Write the data out again exactly, dropping any images it holds.

start

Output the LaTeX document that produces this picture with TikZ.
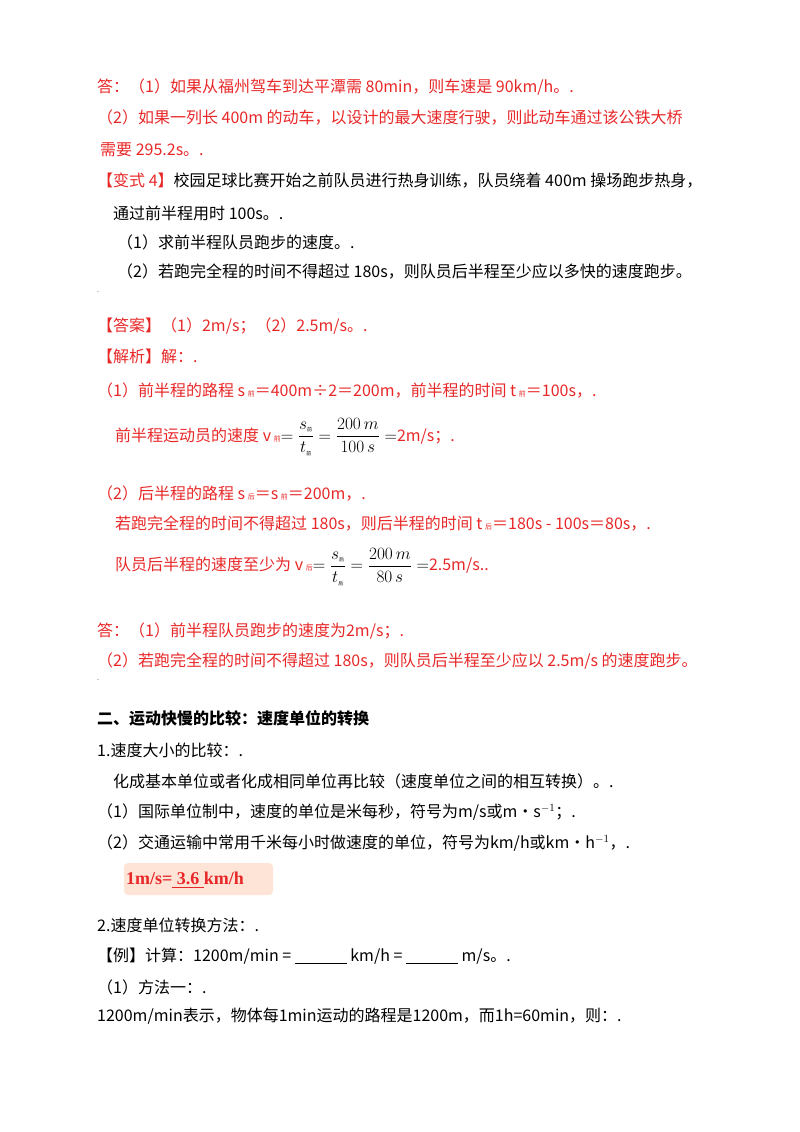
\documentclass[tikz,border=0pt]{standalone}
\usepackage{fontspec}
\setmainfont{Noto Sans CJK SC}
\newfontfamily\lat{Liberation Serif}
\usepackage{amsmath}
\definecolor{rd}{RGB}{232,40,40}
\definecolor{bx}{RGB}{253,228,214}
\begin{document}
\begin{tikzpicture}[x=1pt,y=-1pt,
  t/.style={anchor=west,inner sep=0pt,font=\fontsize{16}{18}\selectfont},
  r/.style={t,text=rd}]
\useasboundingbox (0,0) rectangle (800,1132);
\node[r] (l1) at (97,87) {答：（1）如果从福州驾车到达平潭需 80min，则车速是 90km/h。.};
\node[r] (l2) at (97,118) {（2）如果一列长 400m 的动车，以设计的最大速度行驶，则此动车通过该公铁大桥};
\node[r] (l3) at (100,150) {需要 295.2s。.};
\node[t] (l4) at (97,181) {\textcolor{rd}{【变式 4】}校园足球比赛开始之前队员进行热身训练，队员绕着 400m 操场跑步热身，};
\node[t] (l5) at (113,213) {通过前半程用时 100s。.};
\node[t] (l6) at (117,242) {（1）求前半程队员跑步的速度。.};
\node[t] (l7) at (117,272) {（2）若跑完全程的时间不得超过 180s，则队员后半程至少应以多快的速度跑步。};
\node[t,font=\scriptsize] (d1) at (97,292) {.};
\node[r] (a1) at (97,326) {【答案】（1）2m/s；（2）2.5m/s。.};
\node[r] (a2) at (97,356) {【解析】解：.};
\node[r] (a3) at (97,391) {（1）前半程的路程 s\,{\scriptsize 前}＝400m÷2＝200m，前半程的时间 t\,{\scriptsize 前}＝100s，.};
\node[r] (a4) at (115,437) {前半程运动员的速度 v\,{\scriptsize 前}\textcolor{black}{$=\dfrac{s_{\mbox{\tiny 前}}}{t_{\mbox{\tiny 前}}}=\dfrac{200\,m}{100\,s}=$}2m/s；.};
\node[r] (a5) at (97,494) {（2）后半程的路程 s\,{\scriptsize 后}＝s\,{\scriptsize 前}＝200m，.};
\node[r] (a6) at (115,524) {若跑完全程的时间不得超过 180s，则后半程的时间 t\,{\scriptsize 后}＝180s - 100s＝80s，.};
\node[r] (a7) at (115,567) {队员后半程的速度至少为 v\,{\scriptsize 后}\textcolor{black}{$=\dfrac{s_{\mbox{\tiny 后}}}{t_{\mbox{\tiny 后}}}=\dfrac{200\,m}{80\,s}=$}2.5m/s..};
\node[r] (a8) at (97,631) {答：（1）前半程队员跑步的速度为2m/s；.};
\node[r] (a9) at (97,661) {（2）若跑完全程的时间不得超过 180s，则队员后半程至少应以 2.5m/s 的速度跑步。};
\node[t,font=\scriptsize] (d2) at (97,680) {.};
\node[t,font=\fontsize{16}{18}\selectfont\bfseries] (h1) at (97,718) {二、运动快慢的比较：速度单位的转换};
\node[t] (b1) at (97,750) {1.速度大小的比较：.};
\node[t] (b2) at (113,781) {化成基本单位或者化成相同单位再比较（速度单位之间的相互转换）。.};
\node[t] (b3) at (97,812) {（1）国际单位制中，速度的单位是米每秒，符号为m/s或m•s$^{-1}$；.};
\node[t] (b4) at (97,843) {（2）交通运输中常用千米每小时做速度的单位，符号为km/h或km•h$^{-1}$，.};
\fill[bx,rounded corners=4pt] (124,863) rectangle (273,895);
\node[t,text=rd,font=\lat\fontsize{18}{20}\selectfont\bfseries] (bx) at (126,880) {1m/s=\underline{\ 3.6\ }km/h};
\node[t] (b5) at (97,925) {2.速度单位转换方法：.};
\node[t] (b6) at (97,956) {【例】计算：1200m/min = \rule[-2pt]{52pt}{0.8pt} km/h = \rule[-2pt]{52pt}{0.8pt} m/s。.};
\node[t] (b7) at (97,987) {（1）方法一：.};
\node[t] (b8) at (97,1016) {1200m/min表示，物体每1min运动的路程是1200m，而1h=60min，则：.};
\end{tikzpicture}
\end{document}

end

▶ **Task result**
Output the LaTeX document that produces this picture with TikZ.
\documentclass[tikz,border=0pt]{standalone}
\usepackage{fontspec}
\setmainfont{Noto Sans CJK SC}
\newfontfamily\lat{Liberation Serif}
\usepackage{amsmath}
\definecolor{rd}{RGB}{232,40,40}
\definecolor{bx}{RGB}{253,228,214}
\begin{document}
\begin{tikzpicture}[x=1pt,y=-1pt,
  t/.style={anchor=west,inner sep=0pt,font=\fontsize{16}{18}\selectfont},
  r/.style={t,text=rd}]
\useasboundingbox (0,0) rectangle (800,1132);
\node[r] (l1) at (97,87) {答：（1）如果从福州驾车到达平潭需 80min，则车速是 90km/h。.};
\node[r] (l2) at (97,118) {（2）如果一列长 400m 的动车，以设计的最大速度行驶，则此动车通过该公铁大桥};
\node[r] (l3) at (100,150) {需要 295.2s。.};
\node[t] (l4) at (97,181) {\textcolor{rd}{【变式 4】}校园足球比赛开始之前队员进行热身训练，队员绕着 400m 操场跑步热身，};
\node[t] (l5) at (113,213) {通过前半程用时 100s。.};
\node[t] (l6) at (117,242) {（1）求前半程队员跑步的速度。.};
\node[t] (l7) at (117,272) {（2）若跑完全程的时间不得超过 180s，则队员后半程至少应以多快的速度跑步。};
\node[t,font=\scriptsize] (d1) at (97,292) {.};
\node[r] (a1) at (97,326) {【答案】（1）2m/s；（2）2.5m/s。.};
\node[r] (a2) at (97,356) {【解析】解：.};
\node[r] (a3) at (97,391) {（1）前半程的路程 s\,{\scriptsize 前}＝400m÷2＝200m，前半程的时间 t\,{\scriptsize 前}＝100s，.};
\node[r] (a4) at (115,437) {前半程运动员的速度 v\,{\scriptsize 前}\textcolor{black}{$=\dfrac{s_{\mbox{\tiny 前}}}{t_{\mbox{\tiny 前}}}=\dfrac{200\,m}{100\,s}=$}2m/s；.};
\node[r] (a5) at (97,494) {（2）后半程的路程 s\,{\scriptsize 后}＝s\,{\scriptsize 前}＝200m，.};
\node[r] (a6) at (115,524) {若跑完全程的时间不得超过 180s，则后半程的时间 t\,{\scriptsize 后}＝180s - 100s＝80s，.};
\node[r] (a7) at (115,567) {队员后半程的速度至少为 v\,{\scriptsize 后}\textcolor{black}{$=\dfrac{s_{\mbox{\tiny 后}}}{t_{\mbox{\tiny 后}}}=\dfrac{200\,m}{80\,s}=$}2.5m/s..};
\node[r] (a8) at (97,631) {答：（1）前半程队员跑步的速度为2m/s；.};
\node[r] (a9) at (97,661) {（2）若跑完全程的时间不得超过 180s，则队员后半程至少应以 2.5m/s 的速度跑步。};
\node[t,font=\scriptsize] (d2) at (97,680) {.};
\node[t,font=\fontsize{16}{18}\selectfont\bfseries] (h1) at (97,718) {二、运动快慢的比较：速度单位的转换};
\node[t] (b1) at (97,750) {1.速度大小的比较：.};
\node[t] (b2) at (113,781) {化成基本单位或者化成相同单位再比较（速度单位之间的相互转换）。.};
\node[t] (b3) at (97,812) {（1）国际单位制中，速度的单位是米每秒，符号为m/s或m•s$^{-1}$；.};
\node[t] (b4) at (97,843) {（2）交通运输中常用千米每小时做速度的单位，符号为km/h或km•h$^{-1}$，.};
\fill[bx,rounded corners=4pt] (124,863) rectangle (273,895);
\node[t,text=rd,font=\lat\fontsize{18}{20}\selectfont\bfseries] (bx) at (126,880) {1m/s=\underline{\ 3.6\ }km/h};
\node[t] (b5) at (97,925) {2.速度单位转换方法：.};
\node[t] (b6) at (97,956) {【例】计算：1200m/min = \rule[-2pt]{52pt}{0.8pt} km/h = \rule[-2pt]{52pt}{0.8pt} m/s。.};
\node[t] (b7) at (97,987) {（1）方法一：.};
\node[t] (b8) at (97,1016) {1200m/min表示，物体每1min运动的路程是1200m，而1h=60min，则：.};
\end{tikzpicture}
\end{document}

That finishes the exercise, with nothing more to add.